--- start ---

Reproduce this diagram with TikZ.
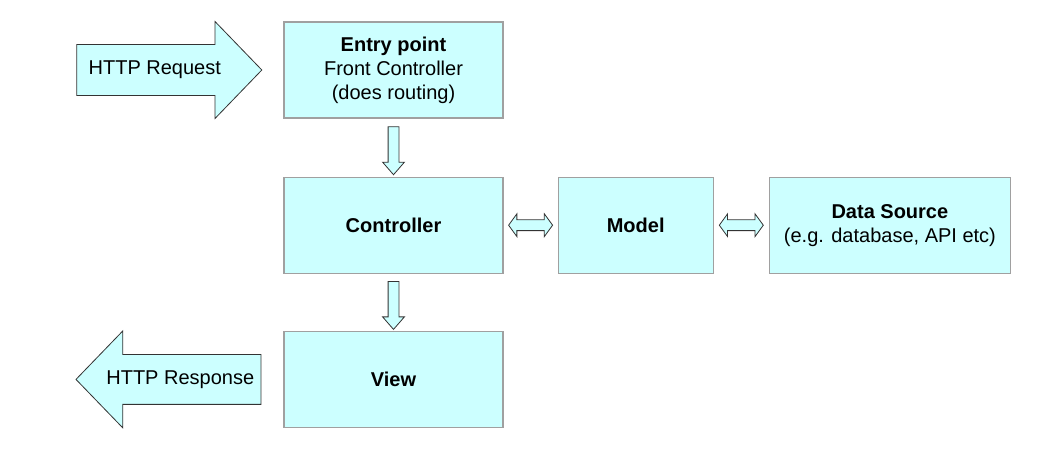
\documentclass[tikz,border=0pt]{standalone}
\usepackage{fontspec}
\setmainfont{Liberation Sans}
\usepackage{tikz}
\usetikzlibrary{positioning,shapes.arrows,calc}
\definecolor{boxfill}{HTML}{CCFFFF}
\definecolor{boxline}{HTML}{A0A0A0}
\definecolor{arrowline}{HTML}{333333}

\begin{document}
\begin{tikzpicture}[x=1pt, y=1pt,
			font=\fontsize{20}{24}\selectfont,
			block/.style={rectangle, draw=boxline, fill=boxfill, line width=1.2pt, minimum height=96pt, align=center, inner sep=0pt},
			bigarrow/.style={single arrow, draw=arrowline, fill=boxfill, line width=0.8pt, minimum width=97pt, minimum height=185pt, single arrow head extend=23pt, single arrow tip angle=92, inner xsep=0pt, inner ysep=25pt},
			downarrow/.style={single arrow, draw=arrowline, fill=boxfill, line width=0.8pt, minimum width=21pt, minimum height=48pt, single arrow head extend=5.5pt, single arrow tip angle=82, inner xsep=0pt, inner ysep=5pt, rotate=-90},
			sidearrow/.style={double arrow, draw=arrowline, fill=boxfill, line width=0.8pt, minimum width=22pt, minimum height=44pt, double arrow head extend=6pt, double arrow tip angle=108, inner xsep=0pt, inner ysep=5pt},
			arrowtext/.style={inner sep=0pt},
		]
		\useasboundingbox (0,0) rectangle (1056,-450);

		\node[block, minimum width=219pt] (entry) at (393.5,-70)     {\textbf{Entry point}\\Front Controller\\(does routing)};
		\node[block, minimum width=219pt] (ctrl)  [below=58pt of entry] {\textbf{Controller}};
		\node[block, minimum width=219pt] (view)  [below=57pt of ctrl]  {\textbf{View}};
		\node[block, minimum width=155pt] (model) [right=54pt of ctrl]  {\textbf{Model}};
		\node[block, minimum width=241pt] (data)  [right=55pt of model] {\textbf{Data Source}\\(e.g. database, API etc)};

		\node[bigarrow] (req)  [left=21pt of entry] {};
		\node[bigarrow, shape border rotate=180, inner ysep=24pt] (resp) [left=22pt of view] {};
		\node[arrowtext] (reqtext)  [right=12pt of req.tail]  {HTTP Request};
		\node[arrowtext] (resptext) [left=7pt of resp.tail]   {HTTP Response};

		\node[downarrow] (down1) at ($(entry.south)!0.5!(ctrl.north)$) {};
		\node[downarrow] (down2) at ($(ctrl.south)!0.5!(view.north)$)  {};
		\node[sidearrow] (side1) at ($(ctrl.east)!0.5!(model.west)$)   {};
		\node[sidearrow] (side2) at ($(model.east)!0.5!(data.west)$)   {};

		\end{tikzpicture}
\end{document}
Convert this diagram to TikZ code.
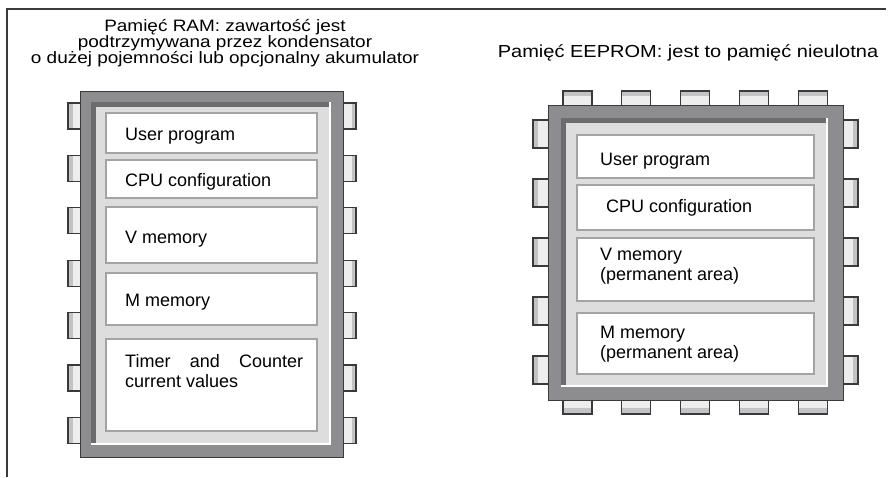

--- end ---

**EXERCISE DETAILS**
Of the lines above, how many include the word "this"? Reply with the number only.

**TASK ANSWER**
2